Tough Guy

Old Fawn Pug Black and White Yesterday Shim was young and tough. Not just tough, but the toughest of them all. Those who don’t believe in a pack hierarchy, who say the concept of Alpha dogs went out with wolves, have never met Shim. He was the one dog kicked out of Pugdom, my friend Joan’s home, because he couldn’t get along with other males. He picked fights with all of them and the only way to keep from drawing blood was to send him away. But not too far. Shim went to live with our friend Jane, who only had females and thus, everyone could live in peace.

She tried to show him, but if there were males in the ring, she was out of luck. He just wouldn’t get along. Jane took him to an animal communicator after one show, but what was said has slipped from my memory, probably because it did no good. He remained our Bad Boy. Jane tried calming herbs to no avail. Shim was young and tough, but that was yesterday.
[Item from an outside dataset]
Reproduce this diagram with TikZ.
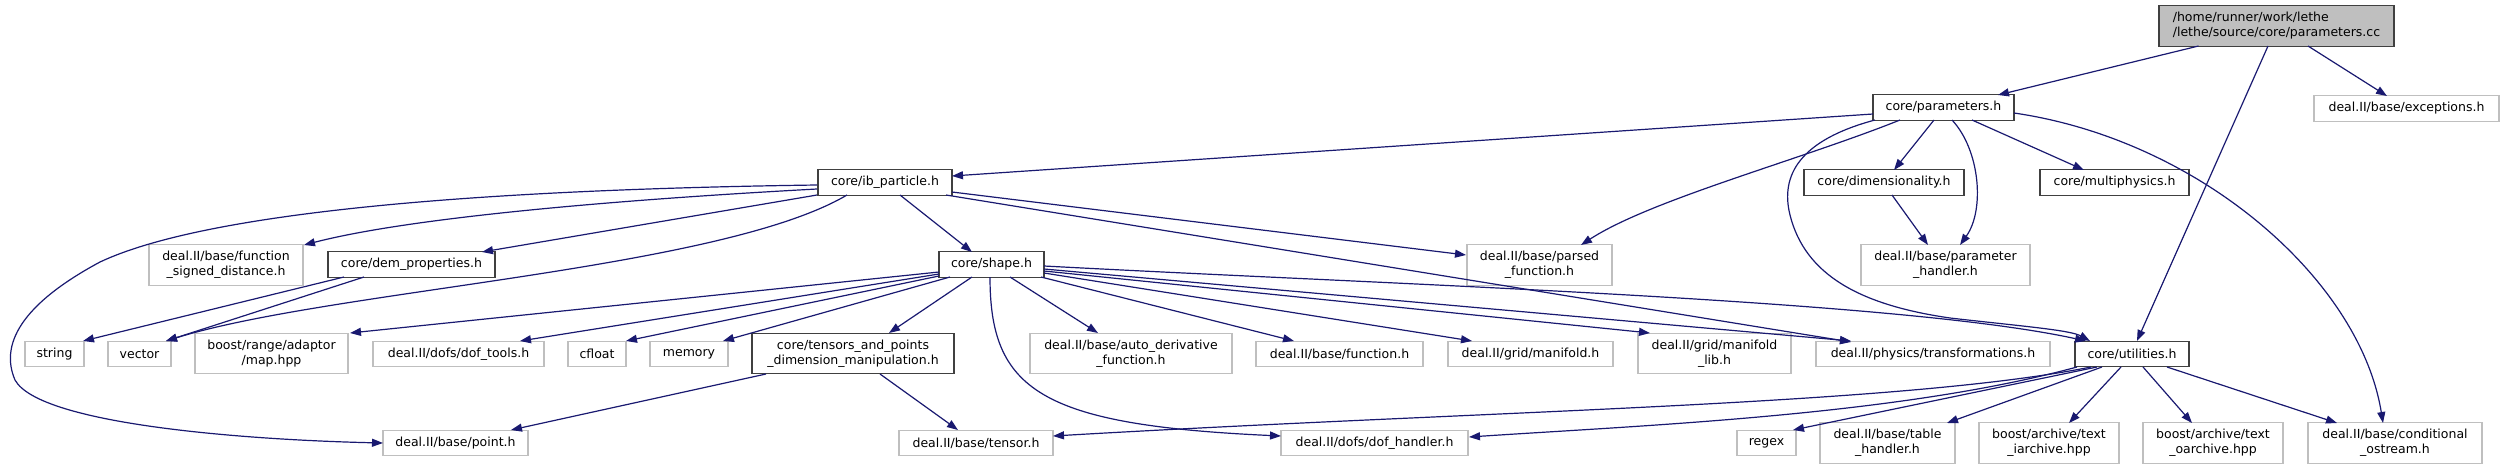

Today, he is old and has mellowed. The mellowing happened slowly, over time. And, not to a point where we could ever say he was truly tame, but the aging? When did that happen? Yesterday, Shim was young and tough. Today, he can’t walk. He has lost the use of his legs in much the same way that my pug Vader did. So, when I saw him last night at my friend Joan’s and he began to whine to go out I went to him. I scooped him up and took him outside, holding up his rear in just the right way so he could relieve himself without soiling his front legs. I bent over him as he took his time, my back aching, my legs shaky and I felt thankful for the opportunity to serve him in this way.

There is a grace that often comes over elderly dogs, replacing what time and illness robs from them. Although they suffer the indignities of age, they gain a peaceful demeanor as if they have already moved beyond this world and found an understanding that we lack. I am privy to this now and I wish that he could talk to me and spill his secrets – tell me what you have learned Shim, I might ask. Tell me what happened to yesterday and how you ended up here.

And, as he finishes and I carry him inside and watch as he struggles to position his useless legs beneath him, I think, be tough old man, be tough.